An alternative improvement to the attack on 7-round AES-192. Recall that in the first step of the attack, we guess bytes \(k_{-1,SR^{-1}(\mathrm {Col}(0))}\), go over \(2^{32}\) plaintext pairs \((P_1,\hat{P}_1)\), and perform a MITM attack on 4 bytes of the subkey \(u_5\) and the entire subkey \(k_6\) (a total of 160 subkey bits), with an 80-bit filtering. After that step, we are left with \(2^{144}\) key suggestions and have to find a source for additional filtering. We obtain this filtering by examining \(x_{5,\mathrm {Col}(1)}\) and using the condition \(\varDelta (x''_{4,7})=0\). Since we already know the subkey bytes \(u_{5,\{1,4\}}\), we can guess bytes \(u_{5,\{11,14\}}\), partially decrypt the ciphertexts to find the values \(x_{5,\mathrm {Col}(1)}\), and obtain a 64-bit filtering by checking the condition on the state \(\varDelta (x''_{4,7})\), for all 8 pairs. Naively, this increases the time complexity to \(2^{160}\). In Sect. 6 we suggested either to perform a MITM procedure on these two key bytes, or to retrieve them instantly using a large precomputed table. The former suggestion increases the time complexity to \(2^{153}\), while the latter increases the memory complexity to \(2^{144}\). We show how to obtain the additional filtering without increasing neither the time nor the memory complexity.

As in the 6-round attack, we add a requirement on the good pairs. Specifically, we require that in the ciphertext pair \((C_1,\hat{C}_1)\), there is a zero difference in the entire shifted column \(SR(\mathrm {Col}(2))\). As a result, we know that in the intermediate values that correspond to \((C_1,\hat{C}_1)\), we have \(\varDelta (x_{5,7})=0\). In addition, as we know \(u_{5,\{1,4\}}\), we can compute \(\varDelta (x_{5,\{4,5\}})\) for the same pair. Furthermore, assuming that \((C_1,\hat{C}_1)\) is a good pair, we also know that its intermediate values satisfy \(\varDelta (x''_{4,7})=0\). Now, consider the MixColumns operation in round 4, Column 1 in the encryption process of \((C_1,\hat{C}_1)\). We know the difference in three bytes after MixColumns and in one byte before MixColumns. By the structure of MixColumns, this allows to retrieve the input and output differences in all other bytes, by simply solving a system of linear equations. In particular, we retrieve \(\varDelta (x_{5,6})\). On the other hand, we can obtain the difference \(\varDelta (x'_{5,6})\) by partial decryption. This gives us the input and output differences to the SubBytes operation in round 5, byte 6, which allows us to retrieve the actual values in the state \(x'_{5,6}\) by a single lookup into a precomputed table of size \(2^{16}\). Finally, from the value \(x'_{5,6}\) we can recover \(u_{5,14}\) by partial decryption, and then we can repeat the above procedure with one of the other pairs \((C_j,\hat{C}_j)\) to retrieve \(u_{5,11}\), using the fact that we can compute the difference \(\varDelta (x_{5,\{4,5,6\}})\) with the subkey material we already know.

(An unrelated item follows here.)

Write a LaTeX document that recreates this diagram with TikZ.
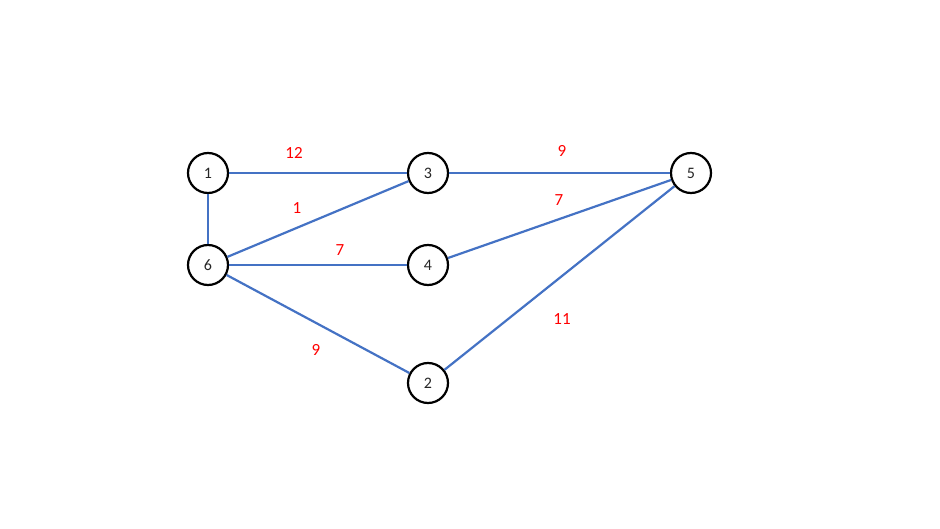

As a result, we obtain the subkey bytes \(u_{5,\{11,14\}}\) and can apply the additional filtering, without increasing neither the time nor the memory complexity. To summarize, the data complexity of the attack is \(2^{32}\) (note that we cannot reduce the data complexity in this attack, since only very few good pairs satisfy our additional restriction on \((C_1,\hat{C}_1)\) and so we must keep all of them available), the memory complexity is \(2^{40}\) and the time complexity is \(2^{145.6}\) (where both the memory and the time complexities are dominated by the first step of the MITM procedure).

8 Summary

In this paper we developed and experimentally verified the best known key recovery attack on 5-round AES, reducing its total complexity from \(2^{32}\) to \(2^{22.5}\). We then extended the attack to 7-round AES, obtaining the best key recovery attacks on the 192 and 256 bit versions of this cryptosystem which have practical data and memory complexities. The main problems left open by our results is whether it is possible to extend our new attacks to larger versions of AES, and whether it is possible to use our results to attack other primitives which use reduced-round AES (e.g., 5-round AES) as a component.